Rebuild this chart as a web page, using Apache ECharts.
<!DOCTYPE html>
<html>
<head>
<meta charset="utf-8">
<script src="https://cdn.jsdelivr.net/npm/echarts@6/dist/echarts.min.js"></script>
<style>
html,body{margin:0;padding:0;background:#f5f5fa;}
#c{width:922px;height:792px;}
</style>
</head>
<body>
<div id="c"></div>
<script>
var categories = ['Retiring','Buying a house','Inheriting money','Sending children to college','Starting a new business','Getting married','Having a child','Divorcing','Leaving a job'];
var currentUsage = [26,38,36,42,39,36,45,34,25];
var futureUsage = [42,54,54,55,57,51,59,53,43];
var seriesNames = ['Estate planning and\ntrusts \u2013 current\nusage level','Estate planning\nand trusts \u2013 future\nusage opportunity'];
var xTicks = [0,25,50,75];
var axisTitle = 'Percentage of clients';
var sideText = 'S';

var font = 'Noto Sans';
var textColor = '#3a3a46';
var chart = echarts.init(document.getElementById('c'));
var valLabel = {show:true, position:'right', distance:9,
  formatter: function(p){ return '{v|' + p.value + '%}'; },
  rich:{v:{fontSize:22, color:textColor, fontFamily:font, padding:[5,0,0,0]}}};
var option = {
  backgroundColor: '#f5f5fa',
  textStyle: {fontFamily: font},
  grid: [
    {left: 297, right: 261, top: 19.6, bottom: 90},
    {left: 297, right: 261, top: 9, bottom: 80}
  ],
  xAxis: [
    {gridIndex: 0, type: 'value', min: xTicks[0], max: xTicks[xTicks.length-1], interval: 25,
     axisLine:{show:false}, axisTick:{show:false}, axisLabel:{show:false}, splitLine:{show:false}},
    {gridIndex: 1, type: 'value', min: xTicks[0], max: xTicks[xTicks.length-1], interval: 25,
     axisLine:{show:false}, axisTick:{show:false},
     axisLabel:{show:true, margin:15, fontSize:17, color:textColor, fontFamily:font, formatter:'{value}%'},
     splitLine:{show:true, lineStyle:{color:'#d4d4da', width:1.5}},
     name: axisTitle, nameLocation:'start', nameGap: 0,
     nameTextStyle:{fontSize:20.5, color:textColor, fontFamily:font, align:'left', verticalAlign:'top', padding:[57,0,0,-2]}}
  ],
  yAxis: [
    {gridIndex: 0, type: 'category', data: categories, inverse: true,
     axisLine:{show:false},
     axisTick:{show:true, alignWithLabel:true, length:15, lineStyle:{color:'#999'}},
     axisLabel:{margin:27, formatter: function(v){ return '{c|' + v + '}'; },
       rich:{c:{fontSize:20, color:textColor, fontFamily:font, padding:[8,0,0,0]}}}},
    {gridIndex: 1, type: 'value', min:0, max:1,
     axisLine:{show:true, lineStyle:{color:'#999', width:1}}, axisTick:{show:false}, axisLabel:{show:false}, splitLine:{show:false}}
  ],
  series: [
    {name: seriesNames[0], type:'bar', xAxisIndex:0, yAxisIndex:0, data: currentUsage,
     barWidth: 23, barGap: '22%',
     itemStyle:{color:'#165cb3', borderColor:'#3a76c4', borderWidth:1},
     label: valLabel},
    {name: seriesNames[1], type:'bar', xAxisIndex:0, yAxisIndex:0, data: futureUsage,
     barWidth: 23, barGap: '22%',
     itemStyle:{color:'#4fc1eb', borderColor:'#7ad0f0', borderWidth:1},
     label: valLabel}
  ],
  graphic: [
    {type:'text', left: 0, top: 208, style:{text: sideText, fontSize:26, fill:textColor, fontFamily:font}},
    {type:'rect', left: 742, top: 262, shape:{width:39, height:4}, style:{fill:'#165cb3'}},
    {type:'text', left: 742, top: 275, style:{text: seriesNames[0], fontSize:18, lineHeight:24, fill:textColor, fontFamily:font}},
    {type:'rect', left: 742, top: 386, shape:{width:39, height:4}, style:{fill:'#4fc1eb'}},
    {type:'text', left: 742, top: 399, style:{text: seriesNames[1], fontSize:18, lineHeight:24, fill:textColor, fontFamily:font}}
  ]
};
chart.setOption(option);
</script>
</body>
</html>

━━━━━━━━━━━━━━━━━━━━

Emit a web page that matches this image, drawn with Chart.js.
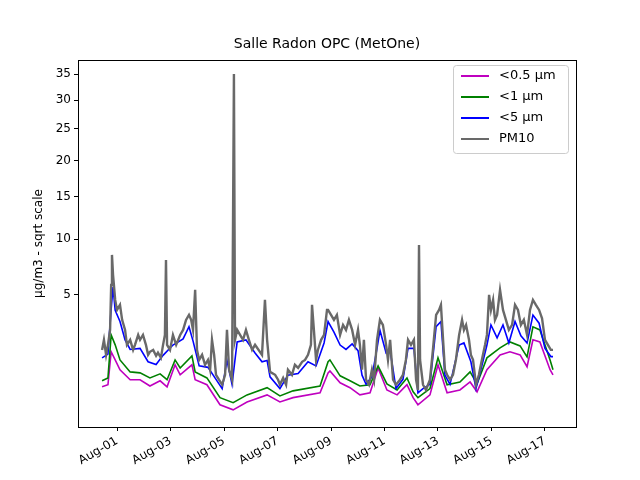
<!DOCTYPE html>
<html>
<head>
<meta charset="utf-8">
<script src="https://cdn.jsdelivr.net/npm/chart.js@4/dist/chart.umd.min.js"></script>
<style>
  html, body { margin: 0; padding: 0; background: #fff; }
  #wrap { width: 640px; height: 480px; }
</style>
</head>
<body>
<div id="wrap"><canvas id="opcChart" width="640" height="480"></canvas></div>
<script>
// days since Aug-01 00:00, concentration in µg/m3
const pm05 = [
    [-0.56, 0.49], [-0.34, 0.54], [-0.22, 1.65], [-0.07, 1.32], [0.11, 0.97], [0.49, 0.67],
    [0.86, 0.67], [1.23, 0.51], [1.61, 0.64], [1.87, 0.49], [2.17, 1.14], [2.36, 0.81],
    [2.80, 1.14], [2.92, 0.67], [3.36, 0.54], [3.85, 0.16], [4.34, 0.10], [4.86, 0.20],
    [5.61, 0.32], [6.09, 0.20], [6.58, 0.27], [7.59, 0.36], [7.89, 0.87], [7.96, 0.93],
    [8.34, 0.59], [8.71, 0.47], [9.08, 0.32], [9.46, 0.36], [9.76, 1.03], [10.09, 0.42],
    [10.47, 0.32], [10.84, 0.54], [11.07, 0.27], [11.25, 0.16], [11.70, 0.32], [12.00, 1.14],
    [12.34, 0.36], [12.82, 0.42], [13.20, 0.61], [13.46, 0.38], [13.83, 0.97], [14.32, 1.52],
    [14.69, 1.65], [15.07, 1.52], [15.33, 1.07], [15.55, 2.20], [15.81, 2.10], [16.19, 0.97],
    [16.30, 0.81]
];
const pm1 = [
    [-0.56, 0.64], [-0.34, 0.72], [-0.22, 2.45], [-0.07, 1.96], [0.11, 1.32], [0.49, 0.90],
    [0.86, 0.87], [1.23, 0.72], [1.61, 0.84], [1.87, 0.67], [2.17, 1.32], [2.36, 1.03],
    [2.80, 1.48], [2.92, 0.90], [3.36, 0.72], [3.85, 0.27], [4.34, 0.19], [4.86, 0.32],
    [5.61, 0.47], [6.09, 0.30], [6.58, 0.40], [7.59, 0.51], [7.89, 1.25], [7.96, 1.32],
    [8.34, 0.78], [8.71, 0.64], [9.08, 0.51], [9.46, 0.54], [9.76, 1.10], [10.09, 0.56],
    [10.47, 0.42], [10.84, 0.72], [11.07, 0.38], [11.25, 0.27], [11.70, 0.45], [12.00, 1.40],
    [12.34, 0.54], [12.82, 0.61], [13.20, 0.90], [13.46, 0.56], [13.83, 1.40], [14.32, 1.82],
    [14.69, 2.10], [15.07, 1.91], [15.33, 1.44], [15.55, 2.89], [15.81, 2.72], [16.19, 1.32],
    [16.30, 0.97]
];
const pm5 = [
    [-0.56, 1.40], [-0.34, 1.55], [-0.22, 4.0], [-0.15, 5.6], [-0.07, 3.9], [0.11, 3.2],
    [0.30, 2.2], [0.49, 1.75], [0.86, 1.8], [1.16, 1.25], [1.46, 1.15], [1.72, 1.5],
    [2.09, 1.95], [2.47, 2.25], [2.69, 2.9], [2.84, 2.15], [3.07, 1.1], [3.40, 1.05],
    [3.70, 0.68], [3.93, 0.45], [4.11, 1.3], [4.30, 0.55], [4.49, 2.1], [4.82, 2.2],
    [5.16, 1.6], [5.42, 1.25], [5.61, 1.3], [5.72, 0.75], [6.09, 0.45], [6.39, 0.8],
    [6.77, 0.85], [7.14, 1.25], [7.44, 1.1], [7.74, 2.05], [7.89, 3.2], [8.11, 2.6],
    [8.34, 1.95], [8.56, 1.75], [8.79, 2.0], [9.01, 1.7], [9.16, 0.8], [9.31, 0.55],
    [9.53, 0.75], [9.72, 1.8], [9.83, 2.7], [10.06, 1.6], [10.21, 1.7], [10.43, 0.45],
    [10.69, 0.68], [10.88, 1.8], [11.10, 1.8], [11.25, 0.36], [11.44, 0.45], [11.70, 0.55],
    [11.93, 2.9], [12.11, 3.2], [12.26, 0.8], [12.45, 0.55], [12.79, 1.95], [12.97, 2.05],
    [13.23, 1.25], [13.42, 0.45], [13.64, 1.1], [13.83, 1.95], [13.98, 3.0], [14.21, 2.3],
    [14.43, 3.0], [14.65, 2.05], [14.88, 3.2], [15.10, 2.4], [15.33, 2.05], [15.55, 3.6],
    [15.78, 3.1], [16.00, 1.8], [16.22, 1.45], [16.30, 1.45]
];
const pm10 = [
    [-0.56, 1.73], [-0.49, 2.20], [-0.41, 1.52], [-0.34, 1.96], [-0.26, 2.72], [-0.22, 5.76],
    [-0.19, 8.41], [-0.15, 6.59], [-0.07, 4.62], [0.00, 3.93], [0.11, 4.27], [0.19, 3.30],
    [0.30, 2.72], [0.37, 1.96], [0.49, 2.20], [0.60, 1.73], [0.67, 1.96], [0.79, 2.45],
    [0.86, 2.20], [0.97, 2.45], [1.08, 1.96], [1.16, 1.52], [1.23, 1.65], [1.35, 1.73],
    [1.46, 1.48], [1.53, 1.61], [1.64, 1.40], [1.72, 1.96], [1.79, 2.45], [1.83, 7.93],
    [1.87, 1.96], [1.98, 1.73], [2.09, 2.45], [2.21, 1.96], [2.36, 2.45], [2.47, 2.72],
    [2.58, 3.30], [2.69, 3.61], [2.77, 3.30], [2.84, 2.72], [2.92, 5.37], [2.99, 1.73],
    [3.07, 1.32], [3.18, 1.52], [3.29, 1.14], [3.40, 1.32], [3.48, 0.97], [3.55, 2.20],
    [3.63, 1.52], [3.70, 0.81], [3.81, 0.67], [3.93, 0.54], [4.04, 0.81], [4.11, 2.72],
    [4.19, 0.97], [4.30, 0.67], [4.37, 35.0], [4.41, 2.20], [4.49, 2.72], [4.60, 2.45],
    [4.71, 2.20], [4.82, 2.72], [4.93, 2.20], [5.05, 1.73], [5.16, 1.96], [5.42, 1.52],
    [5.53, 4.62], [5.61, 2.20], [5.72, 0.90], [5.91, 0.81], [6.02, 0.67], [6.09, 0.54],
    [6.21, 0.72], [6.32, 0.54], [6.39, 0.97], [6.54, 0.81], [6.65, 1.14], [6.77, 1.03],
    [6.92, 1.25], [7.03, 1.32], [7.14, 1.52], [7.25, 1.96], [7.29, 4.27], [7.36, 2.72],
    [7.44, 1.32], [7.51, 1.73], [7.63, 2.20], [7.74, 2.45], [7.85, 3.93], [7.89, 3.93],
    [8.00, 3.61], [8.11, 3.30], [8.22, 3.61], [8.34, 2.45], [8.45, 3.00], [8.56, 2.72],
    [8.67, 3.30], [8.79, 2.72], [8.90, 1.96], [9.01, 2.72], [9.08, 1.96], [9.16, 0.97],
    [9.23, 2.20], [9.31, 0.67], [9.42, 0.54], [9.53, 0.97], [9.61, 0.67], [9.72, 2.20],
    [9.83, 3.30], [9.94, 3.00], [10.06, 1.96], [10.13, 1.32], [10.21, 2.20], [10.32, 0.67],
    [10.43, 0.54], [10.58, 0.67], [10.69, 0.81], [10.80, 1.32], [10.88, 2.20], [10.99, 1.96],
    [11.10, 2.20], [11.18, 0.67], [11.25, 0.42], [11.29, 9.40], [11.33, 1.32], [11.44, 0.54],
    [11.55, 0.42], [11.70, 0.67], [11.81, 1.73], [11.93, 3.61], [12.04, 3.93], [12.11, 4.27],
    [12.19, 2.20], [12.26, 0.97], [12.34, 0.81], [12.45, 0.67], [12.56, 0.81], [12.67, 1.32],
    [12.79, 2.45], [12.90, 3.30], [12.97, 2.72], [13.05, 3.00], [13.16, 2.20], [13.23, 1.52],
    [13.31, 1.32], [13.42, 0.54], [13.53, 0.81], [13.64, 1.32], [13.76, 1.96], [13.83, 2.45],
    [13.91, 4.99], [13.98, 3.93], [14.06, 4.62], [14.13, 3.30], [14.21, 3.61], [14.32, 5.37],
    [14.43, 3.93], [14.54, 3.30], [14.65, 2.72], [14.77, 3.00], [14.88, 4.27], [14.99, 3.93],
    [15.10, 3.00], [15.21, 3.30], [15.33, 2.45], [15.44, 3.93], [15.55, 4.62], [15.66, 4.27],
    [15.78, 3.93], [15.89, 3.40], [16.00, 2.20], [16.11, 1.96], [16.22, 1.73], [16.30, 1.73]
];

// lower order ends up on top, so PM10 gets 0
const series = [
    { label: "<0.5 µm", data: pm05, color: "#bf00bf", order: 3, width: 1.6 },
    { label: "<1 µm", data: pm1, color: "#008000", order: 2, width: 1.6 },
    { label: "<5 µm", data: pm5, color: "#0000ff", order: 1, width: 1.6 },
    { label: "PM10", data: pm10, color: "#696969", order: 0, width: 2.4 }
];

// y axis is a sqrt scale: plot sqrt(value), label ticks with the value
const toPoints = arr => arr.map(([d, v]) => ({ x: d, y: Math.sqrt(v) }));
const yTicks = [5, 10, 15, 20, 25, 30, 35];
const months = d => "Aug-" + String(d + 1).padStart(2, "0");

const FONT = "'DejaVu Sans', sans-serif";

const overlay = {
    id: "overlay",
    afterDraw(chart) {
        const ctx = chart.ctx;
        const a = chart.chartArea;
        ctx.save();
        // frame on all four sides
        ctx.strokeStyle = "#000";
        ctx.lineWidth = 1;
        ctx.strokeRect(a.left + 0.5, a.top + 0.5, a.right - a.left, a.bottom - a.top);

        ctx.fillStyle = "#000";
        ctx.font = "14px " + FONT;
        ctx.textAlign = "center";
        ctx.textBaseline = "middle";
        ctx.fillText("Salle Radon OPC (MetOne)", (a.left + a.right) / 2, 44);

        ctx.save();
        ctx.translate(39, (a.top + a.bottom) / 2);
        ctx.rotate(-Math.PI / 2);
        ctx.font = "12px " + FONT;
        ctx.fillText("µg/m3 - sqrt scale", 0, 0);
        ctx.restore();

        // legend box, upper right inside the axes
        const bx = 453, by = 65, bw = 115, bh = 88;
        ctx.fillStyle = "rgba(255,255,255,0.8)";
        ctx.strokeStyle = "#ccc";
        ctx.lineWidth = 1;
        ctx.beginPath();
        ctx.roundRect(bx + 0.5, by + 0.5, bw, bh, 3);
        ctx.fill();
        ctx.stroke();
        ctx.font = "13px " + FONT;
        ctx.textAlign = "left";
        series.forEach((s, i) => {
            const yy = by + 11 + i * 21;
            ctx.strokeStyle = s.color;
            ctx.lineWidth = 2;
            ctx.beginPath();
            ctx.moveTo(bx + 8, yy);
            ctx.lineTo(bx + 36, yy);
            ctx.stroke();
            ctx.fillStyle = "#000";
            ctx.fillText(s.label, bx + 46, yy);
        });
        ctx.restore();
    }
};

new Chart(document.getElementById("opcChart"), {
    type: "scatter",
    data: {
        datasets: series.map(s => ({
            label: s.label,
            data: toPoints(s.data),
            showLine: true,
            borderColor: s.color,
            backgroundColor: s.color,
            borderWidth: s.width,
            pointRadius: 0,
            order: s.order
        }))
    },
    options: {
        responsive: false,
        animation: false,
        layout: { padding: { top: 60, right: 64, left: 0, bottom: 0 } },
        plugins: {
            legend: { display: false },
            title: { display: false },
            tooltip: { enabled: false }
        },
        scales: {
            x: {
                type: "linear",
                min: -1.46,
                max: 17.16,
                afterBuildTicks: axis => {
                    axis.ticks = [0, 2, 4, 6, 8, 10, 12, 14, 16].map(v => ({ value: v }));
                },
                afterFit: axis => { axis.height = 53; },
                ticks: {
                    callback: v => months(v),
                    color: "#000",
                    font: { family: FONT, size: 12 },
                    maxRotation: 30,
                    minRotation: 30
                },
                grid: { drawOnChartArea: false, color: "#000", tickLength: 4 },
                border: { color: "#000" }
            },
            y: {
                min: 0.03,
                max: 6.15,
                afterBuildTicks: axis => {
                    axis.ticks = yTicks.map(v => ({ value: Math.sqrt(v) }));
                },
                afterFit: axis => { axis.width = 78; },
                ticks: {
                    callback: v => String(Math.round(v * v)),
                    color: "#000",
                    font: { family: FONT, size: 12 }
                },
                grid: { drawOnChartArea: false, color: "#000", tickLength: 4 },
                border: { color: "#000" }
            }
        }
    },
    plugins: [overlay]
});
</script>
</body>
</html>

━━━━━━━━━━━━━━━━━━━━

# DO THIS
Return exactly the lines above from the line that has "Rebuild this chart" through the line that has "var sideText = 'S';", inclusive, and nothing else.

# IN RESPONSE
Rebuild this chart as a web page, using Apache ECharts.
<!DOCTYPE html>
<html>
<head>
<meta charset="utf-8">
<script src="https://cdn.jsdelivr.net/npm/echarts@6/dist/echarts.min.js"></script>
<style>
html,body{margin:0;padding:0;background:#f5f5fa;}
#c{width:922px;height:792px;}
</style>
</head>
<body>
<div id="c"></div>
<script>
var categories = ['Retiring','Buying a house','Inheriting money','Sending children to college','Starting a new business','Getting married','Having a child','Divorcing','Leaving a job'];
var currentUsage = [26,38,36,42,39,36,45,34,25];
var futureUsage = [42,54,54,55,57,51,59,53,43];
var seriesNames = ['Estate planning and\ntrusts \u2013 current\nusage level','Estate planning\nand trusts \u2013 future\nusage opportunity'];
var xTicks = [0,25,50,75];
var axisTitle = 'Percentage of clients';
var sideText = 'S';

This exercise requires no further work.